Stated problem:
Extract each line of the material that follows exactly and omit its pictures.

Source material:
● ● ● ● ● ● ●

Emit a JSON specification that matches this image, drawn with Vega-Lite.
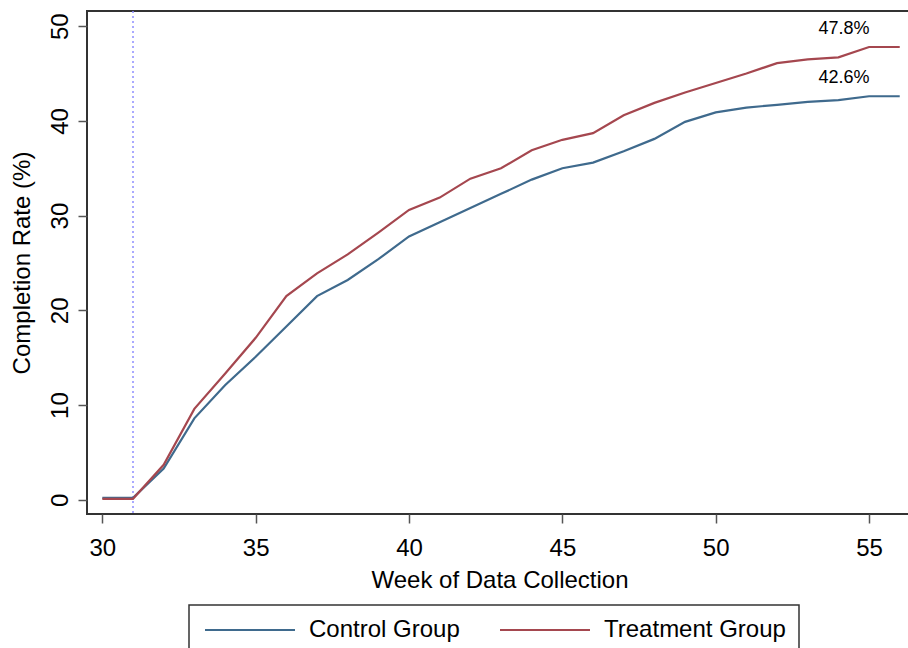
{
  "$schema": "https://vega.github.io/schema/vega-lite/v6.json",
  "width": 825,
  "height": 503,
  "autosize": {"type": "none"},
  "padding": {"left": 87, "top": 11, "right": 0, "bottom": 134},
  "background": "white",
  "config": {
    "font": "Liberation Sans",
    "view": {"stroke": "#333333", "strokeWidth": 2},
    "axis": {
      "grid": false,
      "domain": false,
      "tickColor": "#555555",
      "tickWidth": 1.5,
      "tickSize": 9,
      "labelFont": "Liberation Sans",
      "labelFontSize": 24,
      "labelColor": "#000000",
      "titleFont": "Liberation Sans",
      "titleFontSize": 24,
      "titleFontWeight": "normal",
      "titleColor": "#000000"
    },
    "legend": {
      "labelFont": "Liberation Sans",
      "labelFontSize": 24,
      "labelColor": "#000000",
      "labelLimit": 400
    }
  },
  "datasets": {
    "series": [
      {"week": 30, "group": "Control Group", "rate": 0.2},
      {"week": 31, "group": "Control Group", "rate": 0.2},
      {"week": 32, "group": "Control Group", "rate": 3.3},
      {"week": 33, "group": "Control Group", "rate": 8.6},
      {"week": 34, "group": "Control Group", "rate": 12.1},
      {"week": 35, "group": "Control Group", "rate": 15.1},
      {"week": 36, "group": "Control Group", "rate": 18.3},
      {"week": 37, "group": "Control Group", "rate": 21.5},
      {"week": 38, "group": "Control Group", "rate": 23.2},
      {"week": 39, "group": "Control Group", "rate": 25.4},
      {"week": 40, "group": "Control Group", "rate": 27.8},
      {"week": 41, "group": "Control Group", "rate": 29.3},
      {"week": 42, "group": "Control Group", "rate": 30.8},
      {"week": 43, "group": "Control Group", "rate": 32.3},
      {"week": 44, "group": "Control Group", "rate": 33.8},
      {"week": 45, "group": "Control Group", "rate": 35.0},
      {"week": 46, "group": "Control Group", "rate": 35.6},
      {"week": 47, "group": "Control Group", "rate": 36.8},
      {"week": 48, "group": "Control Group", "rate": 38.1},
      {"week": 49, "group": "Control Group", "rate": 39.9},
      {"week": 50, "group": "Control Group", "rate": 40.9},
      {"week": 51, "group": "Control Group", "rate": 41.4},
      {"week": 52, "group": "Control Group", "rate": 41.7},
      {"week": 53, "group": "Control Group", "rate": 42.0},
      {"week": 54, "group": "Control Group", "rate": 42.2},
      {"week": 55, "group": "Control Group", "rate": 42.6},
      {"week": 56, "group": "Control Group", "rate": 42.6},
      {"week": 30, "group": "Treatment Group", "rate": 0.1},
      {"week": 31, "group": "Treatment Group", "rate": 0.1},
      {"week": 32, "group": "Treatment Group", "rate": 3.7},
      {"week": 33, "group": "Treatment Group", "rate": 9.6},
      {"week": 34, "group": "Treatment Group", "rate": 13.3},
      {"week": 35, "group": "Treatment Group", "rate": 17.1},
      {"week": 36, "group": "Treatment Group", "rate": 21.5},
      {"week": 37, "group": "Treatment Group", "rate": 23.9},
      {"week": 38, "group": "Treatment Group", "rate": 25.9},
      {"week": 39, "group": "Treatment Group", "rate": 28.2},
      {"week": 40, "group": "Treatment Group", "rate": 30.6},
      {"week": 41, "group": "Treatment Group", "rate": 31.9},
      {"week": 42, "group": "Treatment Group", "rate": 33.9},
      {"week": 43, "group": "Treatment Group", "rate": 35.0},
      {"week": 44, "group": "Treatment Group", "rate": 36.9},
      {"week": 45, "group": "Treatment Group", "rate": 38.0},
      {"week": 46, "group": "Treatment Group", "rate": 38.7},
      {"week": 47, "group": "Treatment Group", "rate": 40.6},
      {"week": 48, "group": "Treatment Group", "rate": 41.9},
      {"week": 49, "group": "Treatment Group", "rate": 43.0},
      {"week": 50, "group": "Treatment Group", "rate": 44.0},
      {"week": 51, "group": "Treatment Group", "rate": 45.0},
      {"week": 52, "group": "Treatment Group", "rate": 46.1},
      {"week": 53, "group": "Treatment Group", "rate": 46.5},
      {"week": 54, "group": "Treatment Group", "rate": 46.7},
      {"week": 55, "group": "Treatment Group", "rate": 47.8},
      {"week": 56, "group": "Treatment Group", "rate": 47.8}
    ],
    "labels": [
      {"week": 55, "rate": 47.8, "label": "47.8%"},
      {"week": 55, "rate": 42.6, "label": "42.6%"}
    ],
    "marker": [{"week": 31}]
  },
  "layer": [
    {
      "data": {"name": "marker"},
      "mark": {"type": "rule", "color": "#8f8fff", "strokeWidth": 1.5, "strokeDash": [2, 3]},
      "encoding": {
        "x": {"field": "week", "type": "quantitative", "scale": {"domain": [29.5, 56.4], "nice": false, "zero": false}}
      }
    },
    {
      "data": {"name": "series"},
      "mark": {"type": "line", "strokeWidth": 2.2, "clip": true},
      "encoding": {
        "x": {
          "field": "week",
          "type": "quantitative",
          "scale": {"domain": [29.5, 56.4], "nice": false, "zero": false},
          "axis": {"title": "Week of Data Collection", "values": [30, 35, 40, 45, 50, 55], "labelPadding": 13, "titlePadding": 8}
        },
        "y": {
          "field": "rate",
          "type": "quantitative",
          "scale": {"domain": [-1.5, 51.6], "nice": false, "zero": false},
          "axis": {"title": "Completion Rate (%)", "values": [0, 10, 20, 30, 40, 50], "labelAngle": -90, "labelAlign": "center", "labelBaseline": "bottom", "labelPadding": 6, "titlePadding": 14}
        },
        "color": {
          "field": "group",
          "type": "nominal",
          "scale": {"domain": ["Control Group", "Treatment Group"], "range": ["#3f6a8d", "#a5474f"]},
          "legend": {
            "title": null,
            "orient": "none",
            "legendX": 102,
            "legendY": 594,
            "direction": "horizontal",
            "symbolType": "M-1,0H9",
            "symbolSize": 324,
            "symbolStrokeWidth": 2.2,
            "symbolFillColor": "transparent",
            "labelOffset": 83,
            "labelLimit": 400,
            "columnPadding": 35,
            "padding": 13,
            "strokeColor": "#333333",
            "encode": {"legend": {"update": {"strokeWidth": {"value": 1.5}}}}
          }
        }
      }
    },
    {
      "data": {"name": "labels"},
      "mark": {"type": "text", "fontSize": 18, "color": "#000000", "dx": -25, "dy": -18, "align": "center", "baseline": "middle"},
      "encoding": {
        "x": {"field": "week", "type": "quantitative"},
        "y": {"field": "rate", "type": "quantitative"},
        "text": {"field": "label", "type": "nominal"}
      }
    }
  ]
}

● ● ● ● ● ● ●

Complete response:
Emit a JSON specification that matches this image, drawn with Vega-Lite.
{
  "$schema": "https://vega.github.io/schema/vega-lite/v6.json",
  "width": 825,
  "height": 503,
  "autosize": {"type": "none"},
  "padding": {"left": 87, "top": 11, "right": 0, "bottom": 134},
  "background": "white",
  "config": {
    "font": "Liberation Sans",
    "view": {"stroke": "#333333", "strokeWidth": 2},
    "axis": {
      "grid": false,
      "domain": false,
      "tickColor": "#555555",
      "tickWidth": 1.5,
      "tickSize": 9,
      "labelFont": "Liberation Sans",
      "labelFontSize": 24,
      "labelColor": "#000000",
      "titleFont": "Liberation Sans",
      "titleFontSize": 24,
      "titleFontWeight": "normal",
      "titleColor": "#000000"
    },
    "legend": {
      "labelFont": "Liberation Sans",
      "labelFontSize": 24,
      "labelColor": "#000000",
      "labelLimit": 400
    }
  },
  "datasets": {
    "series": [
      {"week": 30, "group": "Control Group", "rate": 0.2},
      {"week": 31, "group": "Control Group", "rate": 0.2},
      {"week": 32, "group": "Control Group", "rate": 3.3},
      {"week": 33, "group": "Control Group", "rate": 8.6},
      {"week": 34, "group": "Control Group", "rate": 12.1},
      {"week": 35, "group": "Control Group", "rate": 15.1},
      {"week": 36, "group": "Control Group", "rate": 18.3},
      {"week": 37, "group": "Control Group", "rate": 21.5},
      {"week": 38, "group": "Control Group", "rate": 23.2},
      {"week": 39, "group": "Control Group", "rate": 25.4},
      {"week": 40, "group": "Control Group", "rate": 27.8},
      {"week": 41, "group": "Control Group", "rate": 29.3},
      {"week": 42, "group": "Control Group", "rate": 30.8},
      {"week": 43, "group": "Control Group", "rate": 32.3},
      {"week": 44, "group": "Control Group", "rate": 33.8},
      {"week": 45, "group": "Control Group", "rate": 35.0},
      {"week": 46, "group": "Control Group", "rate": 35.6},
      {"week": 47, "group": "Control Group", "rate": 36.8},
      {"week": 48, "group": "Control Group", "rate": 38.1},
      {"week": 49, "group": "Control Group", "rate": 39.9},
      {"week": 50, "group": "Control Group", "rate": 40.9},
      {"week": 51, "group": "Control Group", "rate": 41.4},
      {"week": 52, "group": "Control Group", "rate": 41.7},
      {"week": 53, "group": "Control Group", "rate": 42.0},
      {"week": 54, "group": "Control Group", "rate": 42.2},
      {"week": 55, "group": "Control Group", "rate": 42.6},
      {"week": 56, "group": "Control Group", "rate": 42.6},
      {"week": 30, "group": "Treatment Group", "rate": 0.1},
      {"week": 31, "group": "Treatment Group", "rate": 0.1},
      {"week": 32, "group": "Treatment Group", "rate": 3.7},
      {"week": 33, "group": "Treatment Group", "rate": 9.6},
      {"week": 34, "group": "Treatment Group", "rate": 13.3},
      {"week": 35, "group": "Treatment Group", "rate": 17.1},
      {"week": 36, "group": "Treatment Group", "rate": 21.5},
      {"week": 37, "group": "Treatment Group", "rate": 23.9},
      {"week": 38, "group": "Treatment Group", "rate": 25.9},
      {"week": 39, "group": "Treatment Group", "rate": 28.2},
      {"week": 40, "group": "Treatment Group", "rate": 30.6},
      {"week": 41, "group": "Treatment Group", "rate": 31.9},
      {"week": 42, "group": "Treatment Group", "rate": 33.9},
      {"week": 43, "group": "Treatment Group", "rate": 35.0},
      {"week": 44, "group": "Treatment Group", "rate": 36.9},
      {"week": 45, "group": "Treatment Group", "rate": 38.0},
      {"week": 46, "group": "Treatment Group", "rate": 38.7},
      {"week": 47, "group": "Treatment Group", "rate": 40.6},
      {"week": 48, "group": "Treatment Group", "rate": 41.9},
      {"week": 49, "group": "Treatment Group", "rate": 43.0},
      {"week": 50, "group": "Treatment Group", "rate": 44.0},
      {"week": 51, "group": "Treatment Group", "rate": 45.0},
      {"week": 52, "group": "Treatment Group", "rate": 46.1},
      {"week": 53, "group": "Treatment Group", "rate": 46.5},
      {"week": 54, "group": "Treatment Group", "rate": 46.7},
      {"week": 55, "group": "Treatment Group", "rate": 47.8},
      {"week": 56, "group": "Treatment Group", "rate": 47.8}
    ],
    "labels": [
      {"week": 55, "rate": 47.8, "label": "47.8%"},
      {"week": 55, "rate": 42.6, "label": "42.6%"}
    ],
    "marker": [{"week": 31}]
  },
  "layer": [
    {
      "data": {"name": "marker"},
      "mark": {"type": "rule", "color": "#8f8fff", "strokeWidth": 1.5, "strokeDash": [2, 3]},
      "encoding": {
        "x": {"field": "week", "type": "quantitative", "scale": {"domain": [29.5, 56.4], "nice": false, "zero": false}}
      }
    },
    {
      "data": {"name": "series"},
      "mark": {"type": "line", "strokeWidth": 2.2, "clip": true},
      "encoding": {
        "x": {
          "field": "week",
          "type": "quantitative",
          "scale": {"domain": [29.5, 56.4], "nice": false, "zero": false},
          "axis": {"title": "Week of Data Collection", "values": [30, 35, 40, 45, 50, 55], "labelPadding": 13, "titlePadding": 8}
        },
        "y": {
          "field": "rate",
          "type": "quantitative",
          "scale": {"domain": [-1.5, 51.6], "nice": false, "zero": false},
          "axis": {"title": "Completion Rate (%)", "values": [0, 10, 20, 30, 40, 50], "labelAngle": -90, "labelAlign": "center", "labelBaseline": "bottom", "labelPadding": 6, "titlePadding": 14}
        },
        "color": {
          "field": "group",
          "type": "nominal",
          "scale": {"domain": ["Control Group", "Treatment Group"], "range": ["#3f6a8d", "#a5474f"]},
          "legend": {
            "title": null,
            "orient": "none",
            "legendX": 102,
            "legendY": 594,
            "direction": "horizontal",
            "symbolType": "M-1,0H9",
            "symbolSize": 324,
            "symbolStrokeWidth": 2.2,
            "symbolFillColor": "transparent",
            "labelOffset": 83,
            "labelLimit": 400,
            "columnPadding": 35,
            "padding": 13,
            "strokeColor": "#333333",
            "encode": {"legend": {"update": {"strokeWidth": {"value": 1.5}}}}
          }
        }
      }
    },
    {
      "data": {"name": "labels"},
      "mark": {"type": "text", "fontSize": 18, "color": "#000000", "dx": -25, "dy": -18, "align": "center", "baseline": "middle"},
      "encoding": {
        "x": {"field": "week", "type": "quantitative"},
        "y": {"field": "rate", "type": "quantitative"},
        "text": {"field": "label", "type": "nominal"}
      }
    }
  ]
}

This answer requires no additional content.